- Episode no.: Series 1 Episode 3
- Directed by: Peter Kosminsky
- Written by: Peter Straughan
- Story by: Hilary Mantel
- Original air date: 4 February 2015
- Running time: 60 minutes

Episode chronology
| ← Previous "Entirely Beloved" | Next → "The Devil's Spit" |

= Anna Regina (Wolf Hall) =

"Anna Regina" is the third episode of the BBC Two series Wolf Hall. It was first broadcast on 4 February 2015.

==Plot summary==

In 1531, King Henry VIII pushes his cause of marrying Anne Boleyn by proposing a bill that would make him, and not the Pope, the head of the Church in England.

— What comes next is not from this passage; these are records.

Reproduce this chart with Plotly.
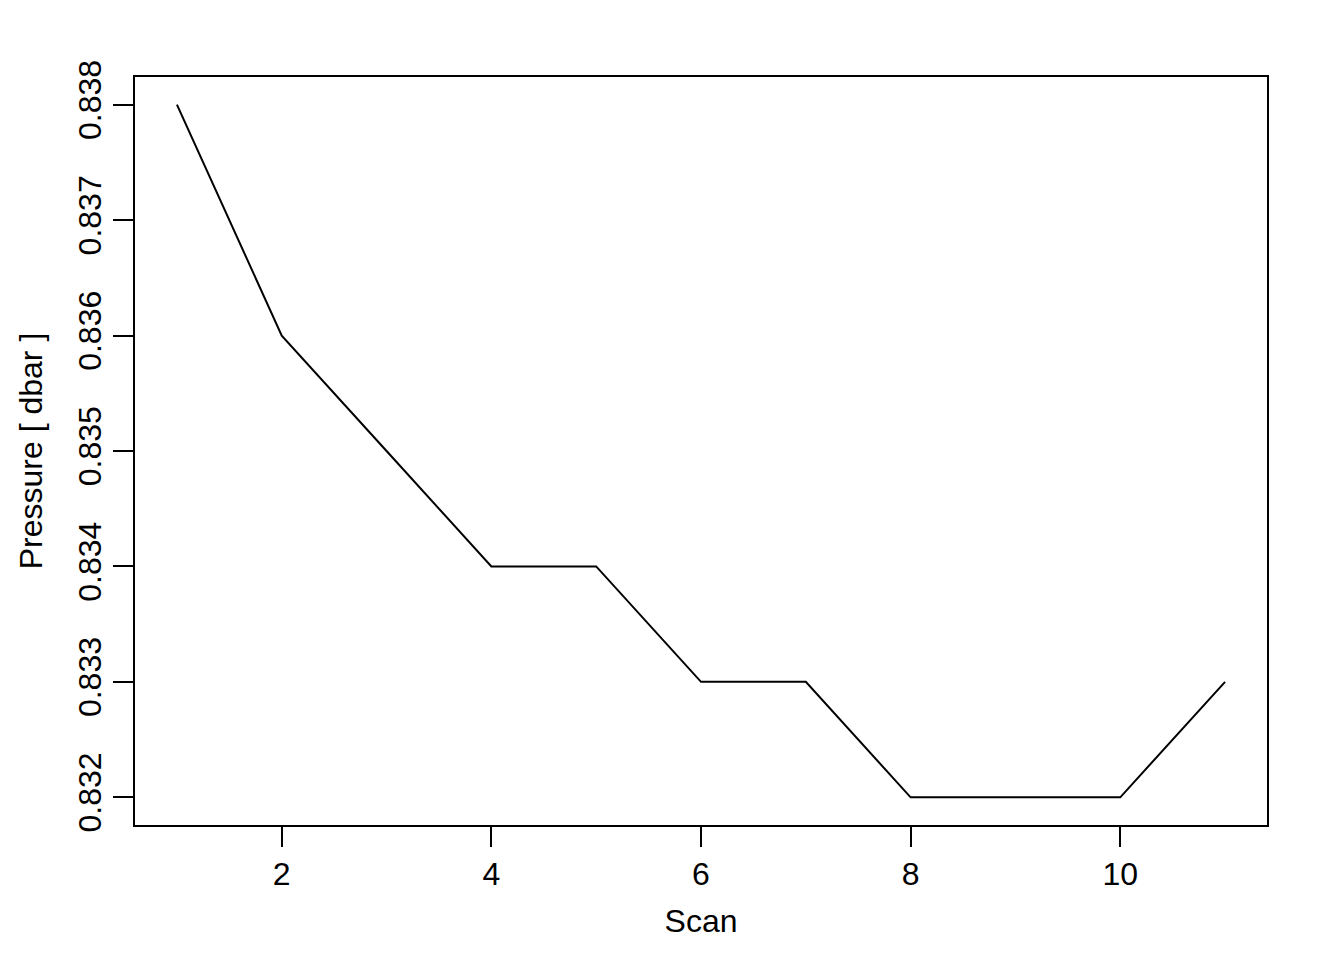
import plotly.graph_objects as go

scan = [1, 2, 3, 4, 5, 6, 7, 8, 9, 10, 11]
pressure = [0.838, 0.836, 0.835, 0.834, 0.834, 0.833, 0.833, 0.832, 0.832, 0.832, 0.833]
x_ticks = [2, 4, 6, 8, 10]
y_ticks = [0.832, 0.833, 0.834, 0.835, 0.836, 0.837, 0.838]

font = dict(family="Liberation Sans, Arial, sans-serif", size=32, color="black")

fig = go.Figure(go.Scatter(x=scan, y=pressure, mode="lines",
                           line=dict(color="black", width=2)))

xpad = (max(scan) - min(scan)) * 0.04
ypad = (max(pressure) - min(pressure)) * 0.04

axis_common = dict(showgrid=False, zeroline=False, showline=True, mirror=True,
                   linecolor="black", linewidth=2, ticks="outside", ticklen=20,
                   tickwidth=2, tickcolor="black", tickfont=font)

fig.update_layout(
    width=1344, height=960,
    template="plotly_white",
    plot_bgcolor="white", paper_bgcolor="white",
    margin=dict(l=127, r=85, t=69, b=143),
    font=font,
    showlegend=False,
    xaxis=dict(range=[min(scan) - xpad, max(scan) + xpad], tickvals=x_ticks,
               title=dict(text="Scan", font=font, standoff=18), **axis_common),
    yaxis=dict(range=[min(pressure) - ypad, max(pressure) + ypad], tickvals=y_ticks,
               tickformat=".3f", tickangle=-90, ticklabelstandoff=-1,
               title=dict(text="Pressure [ dbar ]", font=font, standoff=20), **axis_common),
)

fig.write_html("out.html")
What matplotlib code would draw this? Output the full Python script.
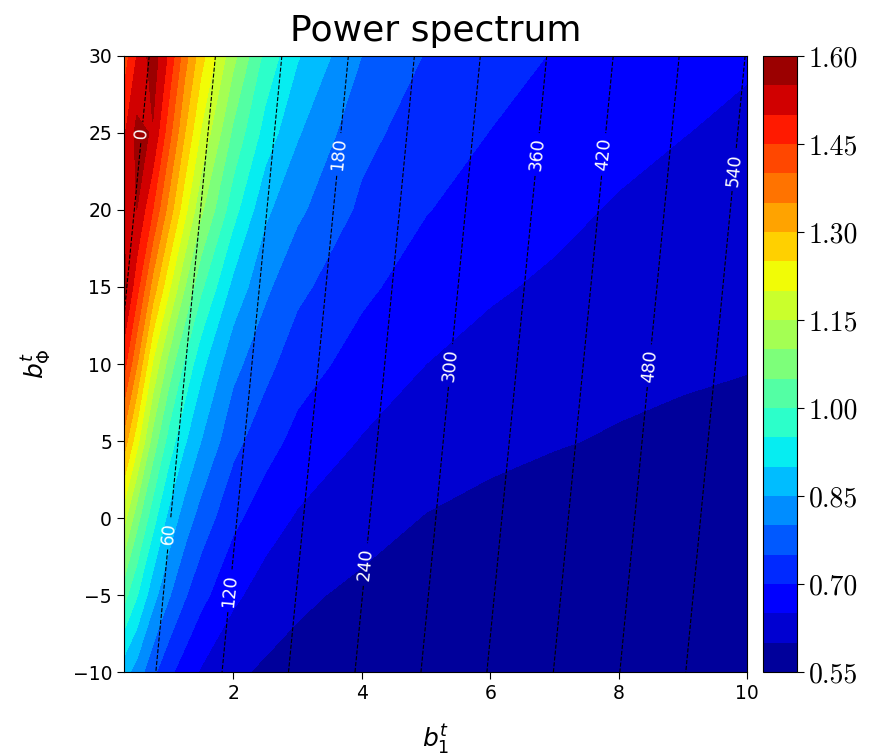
import numpy as np
import matplotlib
matplotlib.use("Agg")
import matplotlib.pyplot as plt

# grid
b1 = [0.3, 0.5, 0.75, 1.0, 1.25, 1.5, 2.0, 2.5, 3.0, 4.0, 5.0, 6.0, 7.0, 8.0, 9.0, 10.0]
bphi = [-10, -5, 0, 5, 10, 15, 20, 25, 30]

# colour field, one row per bphi value
power = [
    [0.87, 0.83, 0.762, 0.712, 0.675, 0.645, 0.608, 0.593, 0.585, 0.574, 0.567, 0.563, 0.560, 0.558, 0.556, 0.555],
    [1.02, 0.955, 0.87, 0.805, 0.755, 0.715, 0.66, 0.628, 0.608, 0.59, 0.58, 0.574, 0.57, 0.567, 0.564, 0.562],
    [1.17, 1.07, 0.97, 0.885, 0.825, 0.78, 0.712, 0.672, 0.645, 0.618, 0.598, 0.587, 0.579, 0.573, 0.569, 0.566],
    [1.33, 1.22, 1.08, 0.98, 0.905, 0.85, 0.765, 0.72, 0.685, 0.647, 0.626, 0.612, 0.603, 0.596, 0.591, 0.587],
    [1.47, 1.355, 1.195, 1.08, 0.99, 0.915, 0.815, 0.765, 0.722, 0.68, 0.65, 0.633, 0.621, 0.612, 0.606, 0.602],
    [1.57, 1.47, 1.33, 1.21, 1.10, 1.01, 0.885, 0.81, 0.762, 0.71, 0.677, 0.656, 0.642, 0.631, 0.623, 0.617],
    [1.545, 1.55, 1.45, 1.33, 1.215, 1.11, 0.97, 0.86, 0.81, 0.74, 0.702, 0.679, 0.662, 0.645, 0.635, 0.627],
    [1.49, 1.565, 1.545, 1.42, 1.30, 1.195, 1.04, 0.93, 0.855, 0.765, 0.724, 0.699, 0.68, 0.665, 0.651, 0.641],
    [1.42, 1.50, 1.58, 1.49, 1.37, 1.27, 1.115, 0.985, 0.905, 0.80, 0.747, 0.72, 0.697, 0.68, 0.666, 0.655],
]

# black contour field on a coarser grid
q_b1 = [0.3, 2.0, 4.0, 6.0, 8.0, 10.0]
q_bphi = [-10, 10, 30]
q_vals = [
    [31, 130, 246, 363, 479, 596],
    [4, 103, 219, 336, 452, 569],
    [-23, 76, 192, 309, 425, 542],
]
q_levels = [0, 60, 120, 180, 240, 300, 360, 420, 480, 540]

p_levels = np.linspace(0.55, 1.60, 22)
cbar_ticks = [0.55, 0.70, 0.85, 1.00, 1.15, 1.30, 1.45, 1.60]

fig = plt.figure(figsize=(8.72, 7.56), dpi=100)
ax = fig.add_axes([0.142, 0.111, 0.715, 0.815])
cax = fig.add_axes([0.875, 0.111, 0.039, 0.815])

cf = ax.contourf(b1, bphi, np.array(power), levels=p_levels, cmap="jet")
cs = ax.contour(q_b1, q_bphi, np.array(q_vals), levels=q_levels,
                colors="k", linewidths=0.8, linestyles="dashed")
label_pos = [(0.62, 25), (1.0, -1), (1.9, -4.7), (3.66, 23.6), (4.02, -3),
             (5.39, 9.9), (6.73, 23.6), (7.78, 23.6), (8.45, 9.9), (9.83, 22.6)]
ax.clabel(cs, fmt="%d", colors="w", fontsize=12.5, inline=True, manual=label_pos)

ax.set_xlim(0.3, 10)
ax.set_ylim(-10, 30)
ax.set_xticks([2, 4, 6, 8, 10])
ax.set_yticks([-10, -5, 0, 5, 10, 15, 20, 25, 30])
ax.tick_params(labelsize=13.5, length=5)
ax.set_xlabel(r"$b_1^t$", fontsize=18, labelpad=14)
ax.set_ylabel(r"$b_\Phi^t$", fontsize=18, labelpad=14)
ax.set_title("Power spectrum", fontsize=26, pad=11)

cbar = fig.colorbar(cf, cax=cax, ticks=cbar_ticks)
cbar.ax.set_yticklabels(["%.2f" % t for t in cbar_ticks], fontfamily="cmr10", fontsize=20)
cbar.ax.tick_params(length=5)

fig.savefig("out.png", dpi=100)
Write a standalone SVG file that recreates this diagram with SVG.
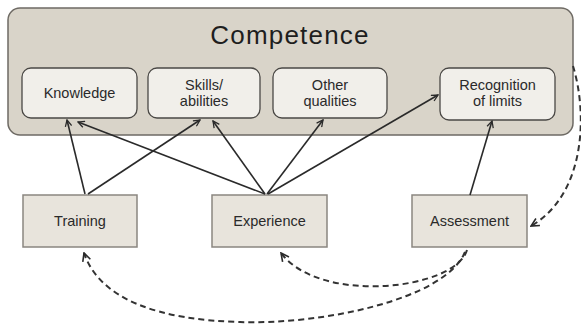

Thomas Cromwell's influence in the king's affairs continues to grow, but he seeks more power.

==Cast==

- Mark Rylance as Thomas Cromwell
- Jonathan Pryce as Thomas Wolsey
- Damian Lewis as Henry VIII of England
- Joanne Whalley as Catherine of Aragon
- Claire Foy as Anne Boleyn
- Jonathan Aris as James Bainham
- Bernard Hill as Thomas Howard, Duke of Norfolk
- Robert Wilfort as George Cavendish
- Anton Lesser as Thomas More
- Christopher Fairbank as Walter Cromwell
- Tom Holland as Gregory Cromwell
- Thomas Brodie Sangster as Rafe Sadler
- Harry Lloyd as Harry Percy
- Charity Wakefield as Mary Boleyn
- Jessica Raine as Jane Boleyn

==Critical reception==
"Anna Regina" received positive reviews. The Daily Telegraph again gave the episode 5/5. Reviewer Tim Martin wrote that "Wolf Hall is getting better, and darker, with each episode," and called it a "stellar political drama, with a thrillingly delicate feel for the weight of words."